Yea, followed closely by provolone. Then American.
But no Swiss, right? Are you the reason John Kerry lost the presidential election?
So, here's what happened. John Kerry comes up to the window. He leans in and basically whispers, "Do you guys have Swiss cheese?" I said, "Senator, no, we don't. We have American, provolone or Whiz." He said, "Which do you suggest?" I told him to get American.

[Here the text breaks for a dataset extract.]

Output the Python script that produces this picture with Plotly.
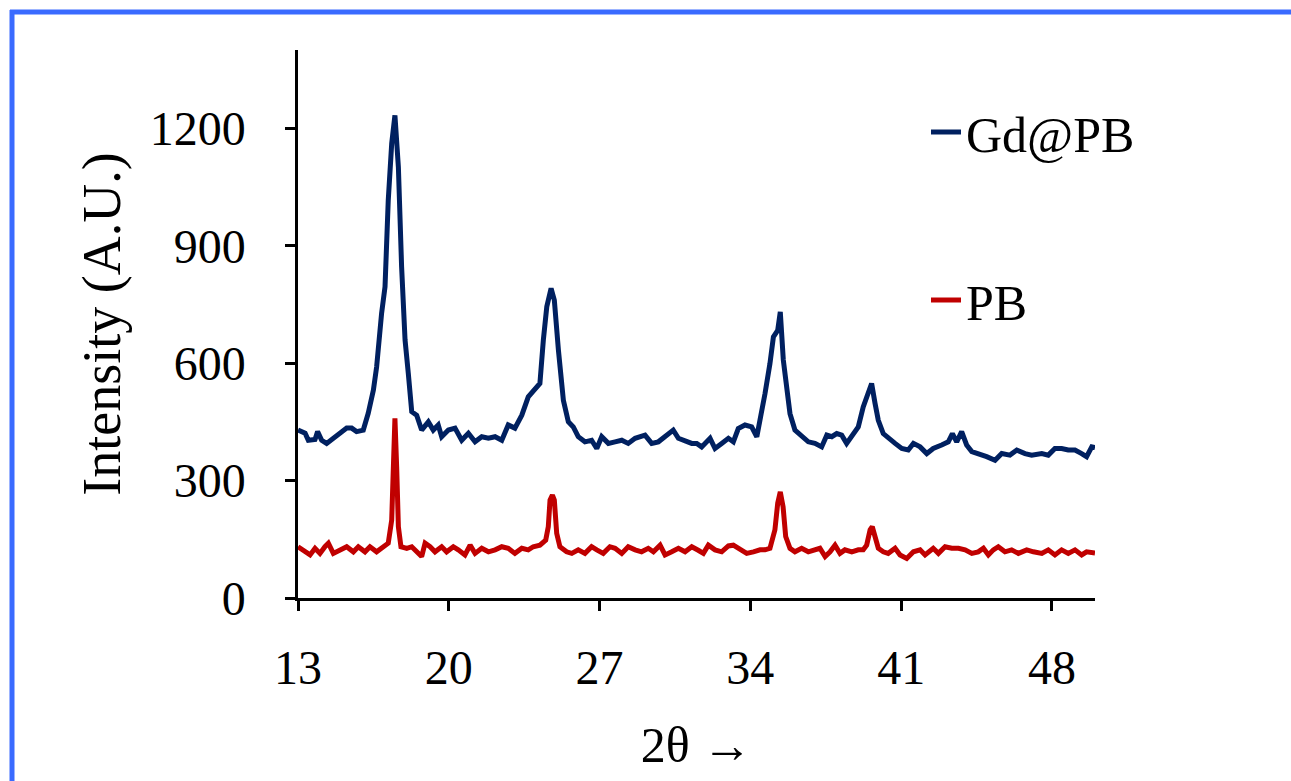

I didn't realize that right next to him was this reporter from the Philadelphia Inquirer who was listening to all this. The next day, it was in the paper, and then got picked up by the Washington Post and just blew up. I freaked out, because Pat's has always had a great relationship with politicians.
What other politicians?
Bill Clinton, for one. He first came down when he was campaigning with Al Gore, and did a speech here in the middle and tried both ours and Geno's. He told me he liked ours better, and after that, whenever he flew into Philadelphia, he came here to get cheesesteaks. One time Ed Rendell calls me to tell me he's bringing the President down, and I get off the phone there's a Secret Service guy behind me. He says, "Do you mind if I put a man in your building?" and after I said go ahead, more than a dozen guys start swarming in. I was like, "I thought you said one guy?" He's like, "I just wanted to see what you said."
What's the hardest thing about running this business?
Well, I could do this with my eyes closed, I've been doing it so many years. The challenge is trying to make sure my employees are happy. Also to not pay attention to what people say online. People call this a tourist trap, but what does that even mean? It's a family-owned shop that's been in business 85 years.